# Objective:
Reproduce nothing except the lines between the line with "Generate a component" and the line with "import * as", both ends included, and please leave out pictures.

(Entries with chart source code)

++++++++++

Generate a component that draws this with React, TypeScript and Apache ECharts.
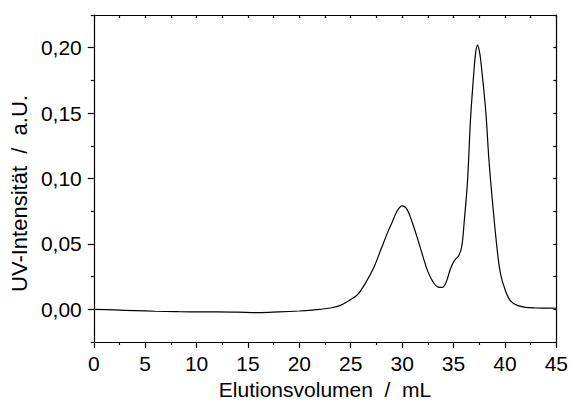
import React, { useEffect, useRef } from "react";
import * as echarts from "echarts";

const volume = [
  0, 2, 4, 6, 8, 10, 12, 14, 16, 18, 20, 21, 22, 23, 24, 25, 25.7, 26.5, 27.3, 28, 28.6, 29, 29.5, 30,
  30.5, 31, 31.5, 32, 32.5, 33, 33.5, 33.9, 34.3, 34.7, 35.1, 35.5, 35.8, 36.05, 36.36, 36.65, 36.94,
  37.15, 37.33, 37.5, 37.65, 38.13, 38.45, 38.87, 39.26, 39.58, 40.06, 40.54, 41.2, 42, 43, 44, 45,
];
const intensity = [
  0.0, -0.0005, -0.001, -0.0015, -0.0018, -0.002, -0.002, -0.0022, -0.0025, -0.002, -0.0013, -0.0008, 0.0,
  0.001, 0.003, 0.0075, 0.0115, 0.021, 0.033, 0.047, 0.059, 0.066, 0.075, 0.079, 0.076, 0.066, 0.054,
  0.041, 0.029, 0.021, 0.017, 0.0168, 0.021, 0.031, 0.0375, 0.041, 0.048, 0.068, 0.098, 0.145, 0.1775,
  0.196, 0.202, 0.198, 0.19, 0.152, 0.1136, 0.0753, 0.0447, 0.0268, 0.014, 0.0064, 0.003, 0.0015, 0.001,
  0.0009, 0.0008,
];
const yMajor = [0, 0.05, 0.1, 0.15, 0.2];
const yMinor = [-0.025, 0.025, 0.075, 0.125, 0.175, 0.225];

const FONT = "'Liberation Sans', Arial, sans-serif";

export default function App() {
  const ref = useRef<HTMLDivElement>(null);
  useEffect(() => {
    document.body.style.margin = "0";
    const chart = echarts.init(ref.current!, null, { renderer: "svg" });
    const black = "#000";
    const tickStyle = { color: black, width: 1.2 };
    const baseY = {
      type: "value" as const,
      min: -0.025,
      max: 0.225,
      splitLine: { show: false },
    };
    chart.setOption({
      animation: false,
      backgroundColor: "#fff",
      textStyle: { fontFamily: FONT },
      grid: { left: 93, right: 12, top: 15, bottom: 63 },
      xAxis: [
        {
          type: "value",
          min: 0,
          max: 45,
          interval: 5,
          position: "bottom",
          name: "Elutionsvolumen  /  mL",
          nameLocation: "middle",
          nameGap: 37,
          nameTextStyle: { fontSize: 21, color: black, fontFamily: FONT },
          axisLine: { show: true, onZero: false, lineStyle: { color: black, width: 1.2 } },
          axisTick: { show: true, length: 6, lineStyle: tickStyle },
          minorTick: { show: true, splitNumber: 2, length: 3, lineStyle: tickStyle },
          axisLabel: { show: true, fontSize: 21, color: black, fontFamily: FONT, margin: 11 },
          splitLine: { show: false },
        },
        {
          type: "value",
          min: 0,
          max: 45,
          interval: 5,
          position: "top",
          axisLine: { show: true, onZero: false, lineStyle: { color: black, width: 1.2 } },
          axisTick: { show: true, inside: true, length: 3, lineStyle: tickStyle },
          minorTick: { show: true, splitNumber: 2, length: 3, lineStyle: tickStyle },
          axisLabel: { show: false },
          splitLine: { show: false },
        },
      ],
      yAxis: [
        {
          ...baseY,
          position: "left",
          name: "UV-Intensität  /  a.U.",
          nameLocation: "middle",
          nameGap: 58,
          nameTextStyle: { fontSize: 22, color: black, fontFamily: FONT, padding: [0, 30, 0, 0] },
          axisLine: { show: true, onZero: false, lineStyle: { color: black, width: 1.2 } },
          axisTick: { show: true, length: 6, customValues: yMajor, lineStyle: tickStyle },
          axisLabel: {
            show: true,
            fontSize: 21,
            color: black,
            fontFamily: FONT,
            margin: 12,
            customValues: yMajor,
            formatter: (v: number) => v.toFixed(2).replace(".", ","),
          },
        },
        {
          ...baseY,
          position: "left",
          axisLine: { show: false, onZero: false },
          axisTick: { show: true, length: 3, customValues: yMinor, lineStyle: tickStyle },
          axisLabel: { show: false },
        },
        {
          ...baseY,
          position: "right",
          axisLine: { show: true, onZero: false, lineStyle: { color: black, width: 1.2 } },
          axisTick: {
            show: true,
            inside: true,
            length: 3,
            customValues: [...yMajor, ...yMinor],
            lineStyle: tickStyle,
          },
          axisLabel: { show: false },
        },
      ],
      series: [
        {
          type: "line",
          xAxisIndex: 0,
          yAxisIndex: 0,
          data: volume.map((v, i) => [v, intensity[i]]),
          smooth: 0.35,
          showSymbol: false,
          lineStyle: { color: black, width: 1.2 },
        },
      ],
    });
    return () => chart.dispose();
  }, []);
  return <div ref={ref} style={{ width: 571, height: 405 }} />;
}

++++++++++

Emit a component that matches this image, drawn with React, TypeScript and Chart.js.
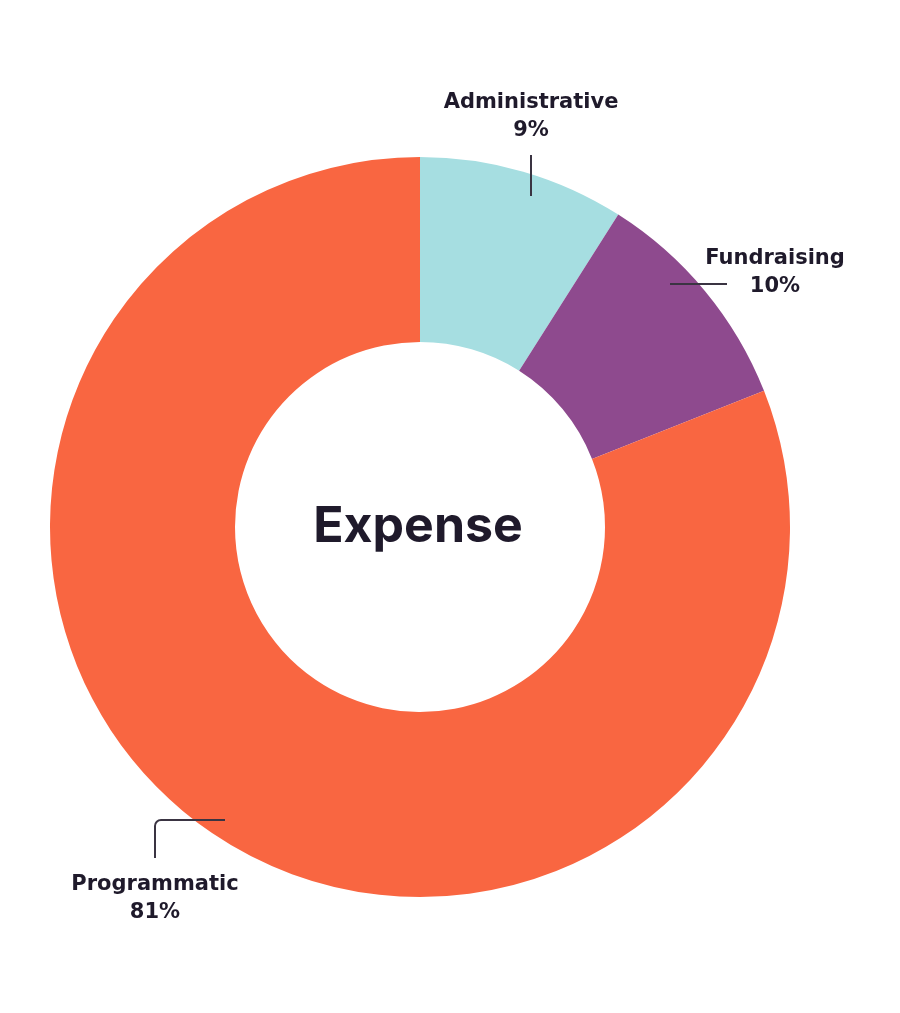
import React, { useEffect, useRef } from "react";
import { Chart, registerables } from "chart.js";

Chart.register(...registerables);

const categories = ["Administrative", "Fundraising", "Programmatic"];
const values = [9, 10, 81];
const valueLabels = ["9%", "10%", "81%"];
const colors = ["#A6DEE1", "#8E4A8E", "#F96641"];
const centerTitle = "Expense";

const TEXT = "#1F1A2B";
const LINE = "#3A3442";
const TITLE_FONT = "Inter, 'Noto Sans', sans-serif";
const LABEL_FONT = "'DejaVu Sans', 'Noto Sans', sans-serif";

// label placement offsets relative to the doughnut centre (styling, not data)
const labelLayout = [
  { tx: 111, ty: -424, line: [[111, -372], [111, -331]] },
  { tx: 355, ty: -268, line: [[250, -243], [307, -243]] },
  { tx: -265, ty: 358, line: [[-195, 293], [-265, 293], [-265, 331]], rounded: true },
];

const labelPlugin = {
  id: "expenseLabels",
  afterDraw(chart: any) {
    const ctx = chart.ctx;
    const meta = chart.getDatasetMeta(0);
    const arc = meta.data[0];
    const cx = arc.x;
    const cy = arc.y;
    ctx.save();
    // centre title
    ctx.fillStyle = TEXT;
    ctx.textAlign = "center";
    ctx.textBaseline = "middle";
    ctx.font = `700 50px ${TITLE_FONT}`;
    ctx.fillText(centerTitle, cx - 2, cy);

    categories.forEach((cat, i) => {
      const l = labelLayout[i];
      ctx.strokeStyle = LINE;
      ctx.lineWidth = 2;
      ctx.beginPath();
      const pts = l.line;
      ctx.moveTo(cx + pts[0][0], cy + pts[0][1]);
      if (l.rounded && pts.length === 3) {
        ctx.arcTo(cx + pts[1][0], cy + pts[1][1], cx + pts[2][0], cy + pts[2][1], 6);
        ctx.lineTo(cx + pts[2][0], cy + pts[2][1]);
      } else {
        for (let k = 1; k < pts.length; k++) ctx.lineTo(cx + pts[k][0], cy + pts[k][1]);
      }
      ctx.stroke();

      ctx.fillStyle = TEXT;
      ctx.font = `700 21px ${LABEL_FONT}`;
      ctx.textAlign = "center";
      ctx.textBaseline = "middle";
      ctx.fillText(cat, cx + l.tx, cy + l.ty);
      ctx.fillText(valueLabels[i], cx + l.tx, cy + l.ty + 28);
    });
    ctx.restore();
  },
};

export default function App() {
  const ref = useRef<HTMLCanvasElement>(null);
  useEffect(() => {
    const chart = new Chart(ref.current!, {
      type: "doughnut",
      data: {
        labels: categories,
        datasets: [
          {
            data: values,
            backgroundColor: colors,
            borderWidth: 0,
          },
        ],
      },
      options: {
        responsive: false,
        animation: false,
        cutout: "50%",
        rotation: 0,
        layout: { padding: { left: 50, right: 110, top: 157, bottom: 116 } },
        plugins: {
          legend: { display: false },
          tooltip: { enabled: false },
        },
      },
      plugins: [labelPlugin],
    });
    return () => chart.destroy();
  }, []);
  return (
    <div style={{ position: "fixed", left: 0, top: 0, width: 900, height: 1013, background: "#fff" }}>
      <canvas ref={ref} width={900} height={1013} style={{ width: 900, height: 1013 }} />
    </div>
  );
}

++++++++++

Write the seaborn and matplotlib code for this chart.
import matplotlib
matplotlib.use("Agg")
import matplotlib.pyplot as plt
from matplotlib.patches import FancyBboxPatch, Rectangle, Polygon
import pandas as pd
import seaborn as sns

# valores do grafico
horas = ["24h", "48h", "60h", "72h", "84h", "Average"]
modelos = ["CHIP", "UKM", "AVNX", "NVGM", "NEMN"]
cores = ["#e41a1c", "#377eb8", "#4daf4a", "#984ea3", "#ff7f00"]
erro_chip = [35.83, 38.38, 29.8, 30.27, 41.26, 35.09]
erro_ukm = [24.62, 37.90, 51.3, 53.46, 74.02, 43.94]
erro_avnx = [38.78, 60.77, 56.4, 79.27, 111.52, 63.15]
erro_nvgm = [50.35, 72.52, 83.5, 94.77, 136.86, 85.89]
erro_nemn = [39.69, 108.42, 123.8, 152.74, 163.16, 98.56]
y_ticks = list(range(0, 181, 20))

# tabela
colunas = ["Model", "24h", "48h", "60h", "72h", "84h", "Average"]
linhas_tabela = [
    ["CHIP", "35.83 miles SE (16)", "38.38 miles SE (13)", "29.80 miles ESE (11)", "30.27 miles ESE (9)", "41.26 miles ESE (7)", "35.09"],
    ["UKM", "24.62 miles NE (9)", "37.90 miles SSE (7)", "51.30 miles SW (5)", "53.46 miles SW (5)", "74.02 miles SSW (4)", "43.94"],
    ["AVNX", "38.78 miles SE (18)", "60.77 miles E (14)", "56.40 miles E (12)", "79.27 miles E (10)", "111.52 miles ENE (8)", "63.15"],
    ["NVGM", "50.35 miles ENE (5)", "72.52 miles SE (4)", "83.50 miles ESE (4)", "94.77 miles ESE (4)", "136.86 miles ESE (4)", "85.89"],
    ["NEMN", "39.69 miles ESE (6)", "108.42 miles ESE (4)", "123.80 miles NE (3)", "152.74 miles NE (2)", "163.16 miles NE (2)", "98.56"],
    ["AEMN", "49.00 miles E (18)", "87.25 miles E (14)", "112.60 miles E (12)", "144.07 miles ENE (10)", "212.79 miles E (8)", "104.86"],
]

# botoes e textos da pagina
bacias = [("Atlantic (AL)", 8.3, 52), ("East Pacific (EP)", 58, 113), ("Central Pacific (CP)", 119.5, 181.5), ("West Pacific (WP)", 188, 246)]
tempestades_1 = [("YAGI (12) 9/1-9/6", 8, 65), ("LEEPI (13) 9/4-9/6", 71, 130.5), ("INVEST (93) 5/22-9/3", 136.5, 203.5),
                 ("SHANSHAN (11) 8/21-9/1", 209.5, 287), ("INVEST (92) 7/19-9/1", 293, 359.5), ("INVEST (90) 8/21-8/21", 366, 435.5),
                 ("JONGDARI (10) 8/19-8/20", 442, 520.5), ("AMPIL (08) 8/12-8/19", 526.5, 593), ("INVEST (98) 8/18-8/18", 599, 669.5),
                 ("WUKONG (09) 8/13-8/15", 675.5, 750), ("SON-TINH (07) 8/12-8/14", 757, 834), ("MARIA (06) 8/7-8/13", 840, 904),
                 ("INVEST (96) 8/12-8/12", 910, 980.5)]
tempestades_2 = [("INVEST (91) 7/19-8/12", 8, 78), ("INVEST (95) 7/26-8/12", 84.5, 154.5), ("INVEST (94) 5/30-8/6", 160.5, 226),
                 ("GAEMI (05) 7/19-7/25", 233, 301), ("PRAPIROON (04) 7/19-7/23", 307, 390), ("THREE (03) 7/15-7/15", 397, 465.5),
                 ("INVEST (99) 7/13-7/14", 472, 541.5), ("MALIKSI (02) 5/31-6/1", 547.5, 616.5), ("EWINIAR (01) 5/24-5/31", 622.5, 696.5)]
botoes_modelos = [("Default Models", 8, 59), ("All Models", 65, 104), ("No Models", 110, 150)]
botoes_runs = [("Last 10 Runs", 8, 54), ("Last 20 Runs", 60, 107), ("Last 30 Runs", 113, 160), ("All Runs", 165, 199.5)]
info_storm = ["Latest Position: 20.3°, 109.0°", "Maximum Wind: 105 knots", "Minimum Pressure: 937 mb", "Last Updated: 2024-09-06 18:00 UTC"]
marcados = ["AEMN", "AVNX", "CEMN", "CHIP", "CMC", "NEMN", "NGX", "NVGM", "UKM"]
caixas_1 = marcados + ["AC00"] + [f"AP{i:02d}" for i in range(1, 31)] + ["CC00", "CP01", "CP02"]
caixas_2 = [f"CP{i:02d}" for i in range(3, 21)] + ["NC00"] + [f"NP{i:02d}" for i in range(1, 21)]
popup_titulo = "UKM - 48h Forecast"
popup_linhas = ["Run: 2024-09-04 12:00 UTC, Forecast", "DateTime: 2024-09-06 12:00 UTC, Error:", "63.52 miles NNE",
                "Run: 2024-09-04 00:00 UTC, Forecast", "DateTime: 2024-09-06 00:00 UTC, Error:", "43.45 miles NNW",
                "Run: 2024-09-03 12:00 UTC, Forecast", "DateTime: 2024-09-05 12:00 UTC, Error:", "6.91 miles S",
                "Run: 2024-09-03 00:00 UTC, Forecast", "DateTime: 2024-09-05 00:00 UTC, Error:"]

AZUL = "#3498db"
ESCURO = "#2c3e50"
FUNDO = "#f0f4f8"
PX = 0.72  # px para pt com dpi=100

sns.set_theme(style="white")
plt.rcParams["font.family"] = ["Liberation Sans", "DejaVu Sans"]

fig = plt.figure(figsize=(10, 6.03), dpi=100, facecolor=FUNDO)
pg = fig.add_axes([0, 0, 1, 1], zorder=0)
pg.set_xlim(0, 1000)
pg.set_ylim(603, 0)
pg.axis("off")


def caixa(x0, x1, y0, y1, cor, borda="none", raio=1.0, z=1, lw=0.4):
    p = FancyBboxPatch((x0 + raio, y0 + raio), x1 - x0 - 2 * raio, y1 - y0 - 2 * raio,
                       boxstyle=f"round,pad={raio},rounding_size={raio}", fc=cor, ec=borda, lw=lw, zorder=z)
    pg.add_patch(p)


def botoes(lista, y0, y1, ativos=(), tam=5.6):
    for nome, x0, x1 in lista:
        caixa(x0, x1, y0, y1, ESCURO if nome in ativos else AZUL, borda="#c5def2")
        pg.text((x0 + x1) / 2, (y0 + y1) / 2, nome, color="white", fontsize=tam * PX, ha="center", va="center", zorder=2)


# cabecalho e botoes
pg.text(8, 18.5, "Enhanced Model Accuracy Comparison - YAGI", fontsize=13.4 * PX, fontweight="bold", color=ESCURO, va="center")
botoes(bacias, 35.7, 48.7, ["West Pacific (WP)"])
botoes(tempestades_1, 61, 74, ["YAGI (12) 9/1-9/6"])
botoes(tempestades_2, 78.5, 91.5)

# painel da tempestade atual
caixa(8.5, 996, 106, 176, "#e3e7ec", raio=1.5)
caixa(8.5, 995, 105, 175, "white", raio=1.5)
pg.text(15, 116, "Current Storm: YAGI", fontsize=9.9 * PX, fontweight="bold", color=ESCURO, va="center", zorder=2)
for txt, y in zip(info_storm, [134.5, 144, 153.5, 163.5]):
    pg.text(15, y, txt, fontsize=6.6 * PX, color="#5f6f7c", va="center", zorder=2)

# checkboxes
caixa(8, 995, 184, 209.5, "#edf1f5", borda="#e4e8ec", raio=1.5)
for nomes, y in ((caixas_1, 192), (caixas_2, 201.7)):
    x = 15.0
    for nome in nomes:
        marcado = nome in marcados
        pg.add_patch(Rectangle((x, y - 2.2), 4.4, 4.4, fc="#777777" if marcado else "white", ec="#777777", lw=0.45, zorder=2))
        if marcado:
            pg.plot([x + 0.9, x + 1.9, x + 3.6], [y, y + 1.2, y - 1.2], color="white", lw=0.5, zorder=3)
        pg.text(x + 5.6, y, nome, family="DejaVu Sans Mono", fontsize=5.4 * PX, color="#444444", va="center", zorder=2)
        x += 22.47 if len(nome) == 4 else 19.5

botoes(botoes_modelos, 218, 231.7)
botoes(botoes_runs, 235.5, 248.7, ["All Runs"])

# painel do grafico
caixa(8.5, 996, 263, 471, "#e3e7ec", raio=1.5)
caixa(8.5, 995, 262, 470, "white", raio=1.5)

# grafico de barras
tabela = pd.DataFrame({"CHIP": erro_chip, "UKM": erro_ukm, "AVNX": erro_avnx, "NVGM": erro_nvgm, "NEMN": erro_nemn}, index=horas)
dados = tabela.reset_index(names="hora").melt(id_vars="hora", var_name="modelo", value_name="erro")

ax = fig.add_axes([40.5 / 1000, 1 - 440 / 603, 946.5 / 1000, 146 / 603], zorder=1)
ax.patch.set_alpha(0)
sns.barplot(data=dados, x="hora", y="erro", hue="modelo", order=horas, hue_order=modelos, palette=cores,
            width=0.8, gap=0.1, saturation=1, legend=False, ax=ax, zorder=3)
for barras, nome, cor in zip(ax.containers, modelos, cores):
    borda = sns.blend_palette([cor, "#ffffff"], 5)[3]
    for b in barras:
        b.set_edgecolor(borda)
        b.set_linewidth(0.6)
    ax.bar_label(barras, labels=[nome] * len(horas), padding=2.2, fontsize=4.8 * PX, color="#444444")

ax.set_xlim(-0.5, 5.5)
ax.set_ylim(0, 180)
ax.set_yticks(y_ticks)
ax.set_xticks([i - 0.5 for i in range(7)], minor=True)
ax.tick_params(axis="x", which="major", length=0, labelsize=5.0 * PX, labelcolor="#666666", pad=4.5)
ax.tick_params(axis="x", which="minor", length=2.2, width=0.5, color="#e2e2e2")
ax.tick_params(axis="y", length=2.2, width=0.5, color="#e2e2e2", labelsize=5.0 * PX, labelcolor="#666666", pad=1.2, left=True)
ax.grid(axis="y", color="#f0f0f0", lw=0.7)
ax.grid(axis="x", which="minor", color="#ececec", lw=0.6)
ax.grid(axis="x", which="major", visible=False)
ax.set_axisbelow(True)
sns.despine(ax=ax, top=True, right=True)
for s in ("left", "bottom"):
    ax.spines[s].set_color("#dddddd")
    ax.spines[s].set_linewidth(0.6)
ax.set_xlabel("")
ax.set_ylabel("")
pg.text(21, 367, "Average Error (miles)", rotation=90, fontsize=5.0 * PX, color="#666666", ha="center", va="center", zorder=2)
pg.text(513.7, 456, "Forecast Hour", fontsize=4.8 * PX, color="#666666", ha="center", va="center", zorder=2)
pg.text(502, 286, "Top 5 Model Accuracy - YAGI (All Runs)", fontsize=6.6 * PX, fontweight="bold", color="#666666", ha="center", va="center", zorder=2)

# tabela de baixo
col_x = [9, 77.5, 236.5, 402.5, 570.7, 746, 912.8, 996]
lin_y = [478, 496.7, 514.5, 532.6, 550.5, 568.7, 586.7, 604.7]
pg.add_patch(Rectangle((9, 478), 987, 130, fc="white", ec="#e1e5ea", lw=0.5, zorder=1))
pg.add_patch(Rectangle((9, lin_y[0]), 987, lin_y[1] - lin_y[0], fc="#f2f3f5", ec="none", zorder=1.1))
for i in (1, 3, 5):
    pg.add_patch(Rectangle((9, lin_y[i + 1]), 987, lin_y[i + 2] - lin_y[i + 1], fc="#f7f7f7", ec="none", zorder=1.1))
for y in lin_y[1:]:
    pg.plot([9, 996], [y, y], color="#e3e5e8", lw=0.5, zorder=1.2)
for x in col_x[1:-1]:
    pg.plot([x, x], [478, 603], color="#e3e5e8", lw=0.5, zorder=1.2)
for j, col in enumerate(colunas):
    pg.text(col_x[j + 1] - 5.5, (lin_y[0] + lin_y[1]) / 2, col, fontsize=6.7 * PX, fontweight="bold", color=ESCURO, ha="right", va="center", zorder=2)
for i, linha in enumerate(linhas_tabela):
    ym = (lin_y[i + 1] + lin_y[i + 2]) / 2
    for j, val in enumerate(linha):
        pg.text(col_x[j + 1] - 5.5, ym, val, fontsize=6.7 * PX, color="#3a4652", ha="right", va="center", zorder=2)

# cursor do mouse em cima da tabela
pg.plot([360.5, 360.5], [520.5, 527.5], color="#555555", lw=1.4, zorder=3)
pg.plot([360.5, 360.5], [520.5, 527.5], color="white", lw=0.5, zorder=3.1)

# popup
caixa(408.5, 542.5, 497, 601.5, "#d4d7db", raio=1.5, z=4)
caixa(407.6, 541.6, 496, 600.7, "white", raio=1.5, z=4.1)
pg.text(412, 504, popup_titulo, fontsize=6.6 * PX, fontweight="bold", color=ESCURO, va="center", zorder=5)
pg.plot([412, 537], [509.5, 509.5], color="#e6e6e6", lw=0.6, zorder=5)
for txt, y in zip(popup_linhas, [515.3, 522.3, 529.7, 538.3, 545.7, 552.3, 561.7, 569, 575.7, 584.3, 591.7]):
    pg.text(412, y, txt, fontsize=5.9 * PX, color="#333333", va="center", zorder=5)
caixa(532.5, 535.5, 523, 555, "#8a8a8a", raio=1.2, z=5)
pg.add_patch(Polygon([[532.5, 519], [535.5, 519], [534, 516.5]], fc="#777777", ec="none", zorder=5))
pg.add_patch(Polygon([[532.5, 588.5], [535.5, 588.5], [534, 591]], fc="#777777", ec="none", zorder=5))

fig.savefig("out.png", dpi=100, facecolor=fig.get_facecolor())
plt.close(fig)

++++++++++

# Response for this exercise:
Generate a component that draws this with React, TypeScript and Apache ECharts.
import React, { useEffect, useRef } from "react";
import * as echarts from "echarts";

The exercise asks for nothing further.